Moby Dick was first published in Britain 151 years ago.
But it wasn’t until 110 years later that I finally got around to reading it.
Not that I have been around quite as long as Melville’s great book, despite the rumours – and that strange portrait locked in my attic which has kept me looking so young and lovely. They don’t call me Dorian Leavey, for nothing.
To be honest, I was originally put off by the book’s title. It sounded like the biography of an over-endowed sex maniac.
There she blows!
I was already worn out after flicking through Lady Chatterley’s Lover, Fanny Hill and The Perfumed Garden. Or was that Lady Chatterley’s Hill, Garden Lover, and The Perfumed Fanny?
Then one day when I was a part-time student at Sidney Webb College in London my English tutor, Mel Gooding, insisted I study Melville’s epic.
It was a great, but very hard book. Full of wonderful imagery and long words. I had to read it again, to get the full Monty.
Nowadays, some young people probably think it’s the story of a mobile phone owned by a dork.
Now there’s an idea for a film adaptation…
Which really wouldn’t do justice to Herman Melville (August 1, 1819 – September 28, 1891), the great American novelist, short story writer, essayist, and poet.

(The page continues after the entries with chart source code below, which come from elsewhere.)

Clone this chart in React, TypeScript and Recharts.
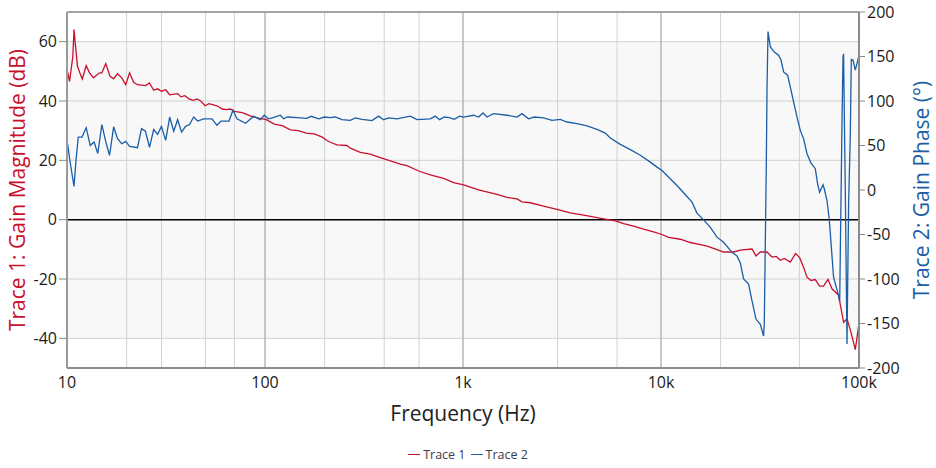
import React from 'react';
import { LineChart, Line, XAxis, YAxis, CartesianGrid, ReferenceLine, Legend } from 'recharts';

const FONT = '"Open Sans", "Noto Sans", sans-serif';
const RED = '#c8102e';
const BLUE = '#1b5ea6';

// Axis ticks
const freqTicks = [10, 100, 1000, 10000, 100000];
const freqTickLabels = ['10', '100', '1k', '10k', '100k'];
const decadeStarts = [10, 100, 1000, 10000];
const minorMultipliers = [1, 2, 3, 4, 5, 6, 7, 8, 9];
const minorTicks = [...decadeStarts.flatMap((d) => minorMultipliers.map((m) => d * m)), 100000];
const decadeLines = [100, 1000, 10000];
const magTicks = [-40, -20, 0, 20, 40, 60];
const phaseTicks = [-200, -150, -100, -50, 0, 50, 100, 150, 200];
const magDomain = [-50, 70];
const phaseDomain = [-200, 200];
const freqDomain = [10, 100000];

// Trace 1: Gain Magnitude (dB)
const magFreq = [
  10.07, 10.3, 10.7, 10.85, 11.0, 11.3, 11.7, 11.95, 12.5, 13.0,
  13.6, 14.6, 15.0, 15.7, 16.5, 17.2, 18.0, 18.9, 19.8, 20.7,
  21.7, 22.7, 24.9, 26.1, 27.4, 28.7, 30.0, 31.5, 33.0, 36.2,
  37.6, 39.4, 41.3, 43.3, 45.4, 47.5, 49.8, 52.1, 57.2, 60.8,
  63.8, 66.8, 70.0, 76.8, 84.3, 92.5, 101.5, 111.4, 122.3, 134.2,
  147.3, 161.7, 177.4, 194.7, 205.7, 213.7, 231, 259.5, 269.7, 302.9,
  340.2, 382.2, 429.3, 482.3, 521.4, 596.8, 683.7, 798, 896.5, 1007,
  1177, 1271, 1485, 1668, 1874, 1986, 2187, 2553, 2984, 3483,
  4064, 4752, 5130, 5877, 6474, 7272, 8168, 9175, 10118, 10925,
  12516, 14060, 15794, 17075, 18440, 20712, 23266, 25147, 28814, 30184,
  31731, 34303, 36356, 38217, 40040, 41947, 44978, 47837, 50119, 52500,
  54630, 57230, 60160, 63240, 66250, 69720, 73040, 78890, 83590, 86970,
  91120, 95790, 100000,
];
const magDb = [
  49.7, 46.6, 55, 64.1, 59.6, 51.7, 48.9, 47.4, 51.9, 49.5,
  47.8, 49.5, 49.5, 52.6, 48.3, 47.5, 49.2, 47.8, 45.5, 49.5,
  46.3, 45.5, 45.2, 46.1, 43.6, 44.1, 43.3, 43.8, 42.1, 42.5,
  41.4, 41.8, 40.7, 40.2, 40.7, 39.9, 38.4, 39.1, 38.4, 37.3,
  37.1, 37.3, 36.5, 36.1, 35, 34.2, 33.7, 32.2, 31.7, 30.3,
  30, 29.2, 28.9, 27.8, 26.7, 26.1, 25.2, 25, 24.1, 22.7,
  22.1, 20.9, 19.8, 18.7, 18.2, 16.4, 15.1, 13.9, 12.5, 11.7,
  10.2, 9.6, 8.5, 7.5, 7, 6, 5.7, 4.6, 3.5, 2.3,
  1.5, 0.7, 0.3, -0.4, -1.3, -2.2, -3.2, -4.1, -5, -6,
  -6.6, -7.7, -8.4, -8.9, -9.7, -10.9, -10.9, -10.3, -9.9, -12.2,
  -10.9, -10.9, -12.6, -12.4, -13.7, -13.1, -14.3, -11.4, -12.8, -16,
  -19.4, -20.5, -20.2, -22.4, -22.4, -20.1, -23.3, -25.5, -34.6, -33.4,
  -38, -43.8, -34.9,
];

// Trace 2: Gain Phase (deg)
const phaseFreq = [
  10.07, 10.4, 10.85, 11.1, 11.4, 11.9, 12.5, 13.1, 13.7, 14.3,
  15.0, 15.7, 16.4, 17.2, 18.0, 18.9, 19.8, 20.7, 22.7, 23.8,
  24.9, 26.1, 27.4, 28.7, 30.0, 31.5, 33.0, 34.6, 36.2, 37.9,
  39.7, 41.6, 43.6, 45.7, 49.0, 54.0, 57.2, 60.0, 65.8, 68.9,
  72.2, 79.8, 87.6, 94.7, 99.2, 103.9, 108.9, 119.5, 124.2, 130.1,
  150.8, 163, 170.8, 187.4, 199.3, 213.7, 226.5, 244.8, 269.7, 285.8,
  309, 347, 374.8, 397.2, 421, 464.2, 541.8, 585.8, 683.7, 724.6,
  761.8, 804.7, 852.8, 903.6, 961, 1007, 1131, 1199, 1262, 1322,
  1427, 1668, 1874, 1986, 2145, 2291, 2553, 2816, 3100, 3352,
  3765, 4229, 4752, 5232, 5545, 6229, 6998, 7862, 8831, 9546,
  10118, 10723, 12043, 13530, 14345, 15199, 16418, 17746, 19180, 20712,
  22840, 24200, 25147, 26140, 27700, 28814, 30184, 31731, 32970, 33240,
  33630, 34020, 34303, 34710, 35650, 37350, 39260, 40370, 41610, 43590,
  44978, 46740, 48630, 50520, 52500, 54630, 57230, 60160, 61790, 63240,
  65800, 66790, 68920, 70550, 71040, 74410, 78890, 79880, 82080, 83050,
  83590, 84320, 85280, 86970, 88630, 90400, 91450, 93270, 95790, 97700,
  100000,
];
const phaseDeg = [
  52, 29.5, 4, 33, 59.5, 59.5, 70, 50, 54, 41,
  73.5, 54, 39, 71, 57.7, 52, 54.6, 49, 47.5, 69,
  66, 48, 68, 62.5, 71.5, 55.8, 82, 66, 79, 65,
  71.5, 73.5, 82, 77.5, 80, 80, 72.7, 77.5, 77.5, 89.6,
  80, 75, 82.8, 79, 84, 80, 81, 84, 80, 82,
  81, 80.5, 82.8, 80, 82, 81.4, 82, 79, 78.3, 81,
  79.4, 78, 83, 79, 81, 80, 83, 79, 80, 83,
  79, 82, 81.4, 79.4, 83, 82, 84, 82, 86.5, 82,
  85.8, 84, 82, 85.8, 80, 82, 81, 78.3, 79.4, 76.4,
  74.6, 72, 68, 64, 58.5, 51.3, 45.3, 39, 31.3, 25.7,
  22, 16.3, 5, -7.3, -13.7, -26, -33.6, -42, -53, -58.8,
  -70, -74, -82, -100, -105.7, -124.5, -145, -150.8, -164, -150,
  -60.6, 25.7, 112, 178, 161, 155, 151.5, 146, 132.7, 129,
  115.8, 99, 82, 67, 57.7, 40.8, 30.2, 23.9, 7, -2.5,
  5.9, 1.4, -11.8, -30.6, -38, -98, -119, -125, 78, 150,
  153, 82, -1, -173, -15, 63, 146.7, 146, 134.6, 142,
  151.5,
];

const magData = magFreq.map((f, i) => ({ f, v: magDb[i] }));
const phaseData = phaseFreq.map((f, i) => ({ f, v: phaseDeg[i] }));

const bandFills = ['#ffffff', '#f8f8f8', '#f8f8f8', '#f8f8f8', '#f8f8f8', '#f8f8f8', '#ffffff'];

const formatFreq = (v: number) => {
  const i = freqTicks.indexOf(v);
  return i >= 0 ? freqTickLabels[i] : String(v);
};

const LeftLabel = (props: any) => {
  const vb = props.viewBox || {};
  const cx = (vb.x ?? 0) + 17;
  const cy = (vb.y ?? 12) + (vb.height ?? 356) / 2;
  return (
    <text x={cx} y={cy} transform={`rotate(-90 ${cx} ${cy})`} textAnchor="middle" dominantBaseline="central"
      fill={RED} fontSize={21} fontFamily={FONT}>
      Trace 1: Gain Magnitude (dB)
    </text>
  );
};

const RightLabel = (props: any) => {
  const vb = props.viewBox || {};
  const cx = (vb.x ?? 859) + 62;
  const cy = (vb.y ?? 12) + (vb.height ?? 356) / 2;
  return (
    <text x={cx} y={cy} transform={`rotate(-90 ${cx} ${cy})`} textAnchor="middle" dominantBaseline="central"
      fill={BLUE} fontSize={21} fontFamily={FONT}>
      Trace 2: Gain Phase (°)
    </text>
  );
};

const renderLegend = (props: any) => {
  const payload = props.payload || [];
  return (
    <div style={{ display: 'flex', justifyContent: 'center', alignItems: 'center', height: 28, fontFamily: FONT, fontSize: 12.5, color: '#3c3c4c' }}>
      {payload.map((p: any, i: number) => (
        <span key={i} style={{ display: 'inline-flex', alignItems: 'center', marginLeft: i ? 5 : 0 }}>
          <span style={{ display: 'inline-block', width: 12, borderTop: `1.5px solid ${p.color}`, marginRight: 3 }} />
          {p.value}
        </span>
      ))}
    </div>
  );
};

export default function App() {
  return (
    <div style={{ position: 'absolute', left: 0, top: 0, width: 936, height: 468, background: '#ffffff' }}>
      <LineChart width={936} height={468} margin={{ top: 12, right: 0, bottom: 0, left: 0 }}>
        <CartesianGrid xAxisId="minor" yAxisId="left" stroke="#d2d2d2" strokeWidth={1}
          horizontalFill={bandFills} fillOpacity={1} />
        <XAxis xAxisId="minor" type="number" dataKey="f" scale="log" domain={freqDomain} ticks={minorTicks}
          hide allowDataOverflow />
        <XAxis xAxisId="main" type="number" dataKey="f" scale="log" domain={freqDomain} ticks={freqTicks}
          interval={0} tickFormatter={formatFreq} height={72} tickSize={0} tickMargin={9} allowDataOverflow
          axisLine={{ stroke: '#8c8c8c', strokeWidth: 2 }}
          tick={{ fill: '#1a1a1a', fontSize: 16, fontFamily: FONT }}
          label={{ value: 'Frequency (Hz)', position: 'insideBottom', offset: 19, fill: '#222222', fontSize: 21, fontFamily: FONT }} />
        <YAxis yAxisId="left" type="number" domain={magDomain} ticks={magTicks} interval={0} width={67}
          tickSize={8} tickMargin={2} allowDataOverflow
          axisLine={{ stroke: '#9a9a9a', strokeWidth: 2 }} tickLine={{ stroke: '#888888' }}
          tick={{ fill: '#1a1a1a', fontSize: 16, fontFamily: FONT }} label={LeftLabel} />
        <YAxis yAxisId="right" orientation="right" type="number" domain={phaseDomain} ticks={phaseTicks} interval={0}
          width={77} tickSize={6} tickMargin={2} allowDataOverflow
          axisLine={{ stroke: '#8c8c8c', strokeWidth: 2 }} tickLine={{ stroke: '#888888' }}
          tick={{ fill: '#1a1a1a', fontSize: 16, fontFamily: FONT }} label={RightLabel} />
        {decadeLines.map((d) => (
          <ReferenceLine key={d} xAxisId="main" yAxisId="left" x={d} stroke="#a8a8a8" strokeWidth={1} />
        ))}
        <ReferenceLine xAxisId="main" yAxisId="left" y={magDomain[1]} stroke="#8c8c8c" strokeWidth={1.5} ifOverflow="visible" />
        <ReferenceLine xAxisId="main" yAxisId="left" y={0} stroke="#000000" strokeWidth={1.5} />
        <Line xAxisId="main" yAxisId="left" data={magData} dataKey="v" name="Trace 1" type="linear"
          stroke={RED} strokeWidth={1.3} dot={false} activeDot={false} isAnimationActive={false} />
        <Line xAxisId="main" yAxisId="right" data={phaseData} dataKey="v" name="Trace 2" type="linear"
          stroke={BLUE} strokeWidth={1.3} dot={false} activeDot={false} isAnimationActive={false} />
        <Legend verticalAlign="bottom" align="center" content={renderLegend} wrapperStyle={{ height: 28 }} />
      </LineChart>
    </div>
  );
}
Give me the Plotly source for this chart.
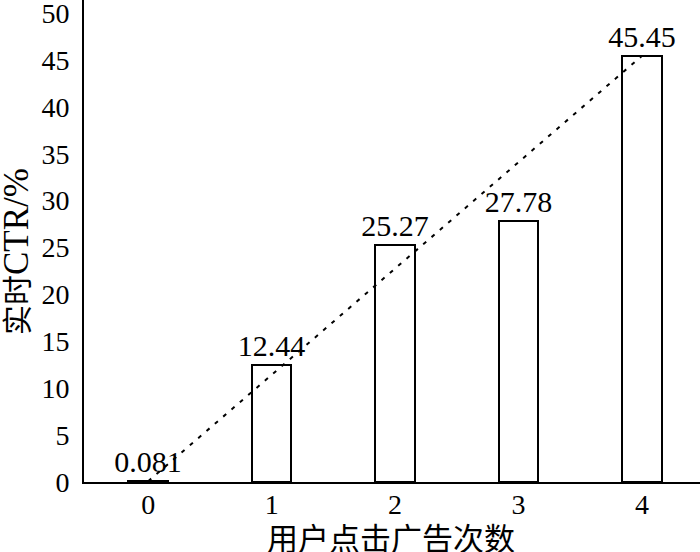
import plotly.graph_objects as go

categories = [0, 1, 2, 3, 4]
ctr_values = [0.081, 12.44, 25.27, 27.78, 45.45]
value_labels = ["0.081", "12.44", "25.27", "27.78", "45.45"]
trend_x = [0, 4]
trend_y = [0.081, 45.45]
y_ticks = [0, 5, 10, 15, 20, 25, 30, 35, 40, 45, 50]

serif = "Liberation Serif, DejaVu Serif, Noto Sans CJK SC, serif"

W, H = 700, 552
L, B = 84, 70
PW, PH = W - L, H - B

fig = go.Figure()
fig.add_trace(go.Bar(
    x=categories, y=ctr_values, width=0.32,
    marker=dict(color="white", line=dict(color="black", width=2)),
    text=value_labels, textposition="outside", cliponaxis=False,
    constraintext="none",
    textfont=dict(family=serif, size=30, color="black"),
    showlegend=False,
))
fig.add_trace(go.Scatter(
    x=trend_x, y=trend_y, mode="lines",
    line=dict(color="black", width=2, dash="4px,7px"),
    showlegend=False, cliponaxis=False,
))

fig.update_layout(
    width=W, height=H,
    margin=dict(l=L, r=0, t=0, b=B, autoexpand=False),
    paper_bgcolor="white", plot_bgcolor="white",
    font=dict(family=serif, color="black"),
    xaxis=dict(
        range=[-0.52, 4.47], tickvals=categories,
        ticktext=[str(c) for c in categories],
        showline=True, linecolor="black", linewidth=2,
        showgrid=False, zeroline=False, ticks="",
        automargin=False, ticklabelstandoff=-4,
        tickfont=dict(family=serif, size=28),
    ),
    yaxis=dict(
        range=[0, 51.4], tickvals=y_ticks,
        showline=True, linecolor="black", linewidth=2,
        showgrid=False, zeroline=False, ticks="",
        automargin=False, ticklabelstandoff=7,
        ticklabeloverflow="allow",
        tickfont=dict(family=serif, size=28),
    ),
    annotations=[
        dict(text="用户点击广告次数", xref="paper", yref="paper",
             x=(391 - L) / PW, y=(PH - 536) / PH,
             xanchor="center", yanchor="middle", showarrow=False,
             font=dict(family="Noto Sans CJK SC", size=31)),
        dict(text="实时<span style='font-size:35px'>CTR/%</span>",
             xref="paper", yref="paper",
             x=(17 - L) / PW, y=(PH - 252) / PH, textangle=-90,
             xanchor="center", yanchor="middle", showarrow=False,
             font=dict(family="Liberation Serif, Noto Sans CJK SC", size=30)),
    ],
    bargap=0,
)

fig.write_html("out.html", config={"displayModeBar": False},
               post_script="document.body.style.margin='0';")
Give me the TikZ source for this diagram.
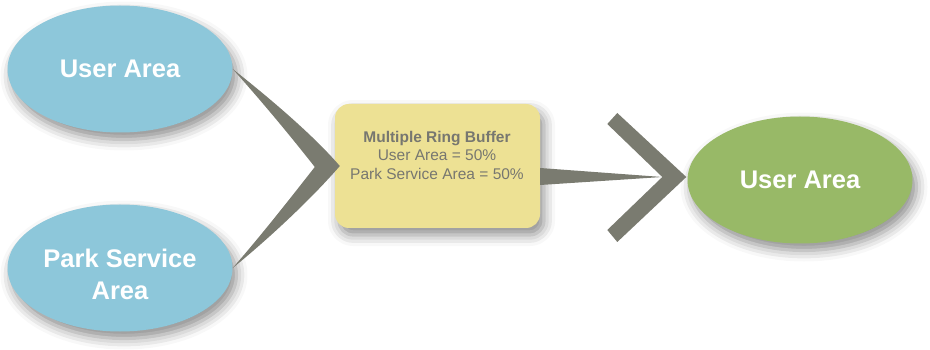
\documentclass[tikz,border=0pt]{standalone}
\usepackage{fontspec}
\setmainfont{Liberation Sans}
\usetikzlibrary{shapes.geometric,shadows.blur,calc}
\definecolor{areablue}{HTML}{8DC7DA}
\definecolor{areagreen}{HTML}{98B967}
\definecolor{chevgray}{HTML}{7A7B70}
\definecolor{bufyellow}{HTML}{EDE194}
\definecolor{buftext}{HTML}{777770}
\begin{document}
\begin{tikzpicture}[x=1pt, y=-1pt,
    area/.style={ellipse, minimum width=225pt, minimum height=127pt, inner sep=0pt, align=center, text=white, font=\fontsize{25.5}{32}\selectfont\bfseries, blur shadow={shadow xshift=4pt, shadow yshift=-7pt, shadow blur radius=11pt, shadow opacity=45}},
    bufbox/.style={rectangle, rounded corners=14pt, minimum width=205pt, minimum height=124pt, fill=bufyellow, blur shadow={shadow xshift=4pt, shadow yshift=-7pt, shadow blur radius=11pt, shadow opacity=45}},
    buflbl/.style={align=center, text=buftext, font=\fontsize{15.5}{18.5}\selectfont},
    chev/.style={fill=chevgray, draw=none}
]
\useasboundingbox (0,0) rectangle (930,350);
\node[area, fill=areablue] (ua) at (120,69) {User Area};
\node[area, fill=areablue] (psa) at (120,268) {\rule{0pt}{31pt}Park Service\\Area};
\node[bufbox] (mrb) at (437.5,166) {};
\node[buflbl] (mrbtxt) at (437,155) {\textbf{Multiple Ring Buffer}\\User Area = 50\%\\Park Service Area = 50\%};
\node[area, fill=areagreen] (out) at (800,180) {User Area};

\fill[chev] (ua.east) .. controls (272,100) and (314,136) .. ($(mrb.west)+(5,0)$)
    .. controls (314,196) and (272,236) .. (psa.east)
    .. controls (264,232) and (292,196) .. ($(mrb.west)+(-20,1)$)
    .. controls (292,138) and (264,104) .. (ua.east) -- cycle;
\fill[chev] ($(mrb.east)+(0,2)$) -- ($(out.west)+(-25,-3)$) -- ($(mrb.east)+(0,19)$) -- cycle;
\fill[chev] ($(out.west)+(-70,-67)$) -- ($(out.west)+(-1,-3)$) -- ($(out.west)+(-70,62)$)
    -- ($(out.west)+(-80,50)$) -- ($(out.west)+(-25,-3)$) -- ($(out.west)+(-80,-56)$) -- cycle;
\end{tikzpicture}
\end{document}
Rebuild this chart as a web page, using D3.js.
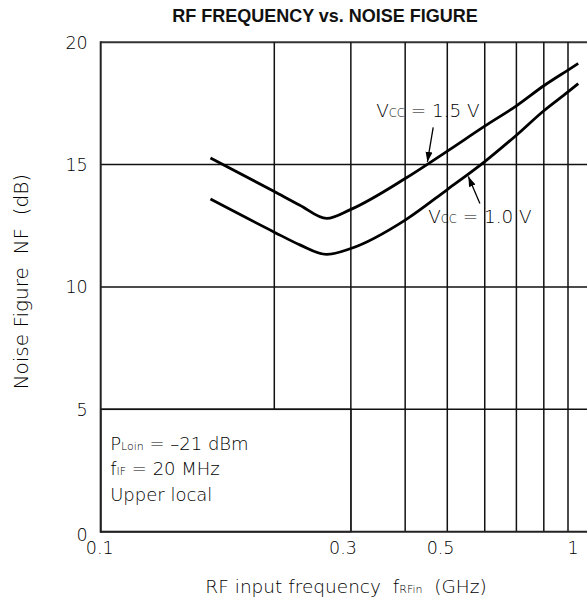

When he was a young man he had what was known as a roving disposition, and a desire to support himself independently.
When he was about 19 years old he tried and failed to get work as a surveyor on the Erie canal. His brother then helped him get signed on as a ‘green’ hand on a New York ship bound for Liverpool.
Signing on for a full life
After returning to America he decided to sign ship’s articles again. On January 3, 1841, Melville sailed from Fairhaven, Massachusetts on the whaler Acushnet, bound for the Pacific Ocean.
Melville later realised that his life began that day.
His ship sailed around Cape Horn to a series of adventures in the South Pacific. Some say that his finest work – Moby Dick, or The Whale, gives a good idea of what that voyage was like.
This is not the place for the detail of the rest of Melville’s life (look it up on Wikipedia, it’s worth it) but I do recommend reading his novel about the huge deadly white whale – especially if you’re on a cruise.
And when you consider the whale (and hopefully agree with me that killing it should be outlawed), remember that it never gets into trouble until it comes up and starts spouting.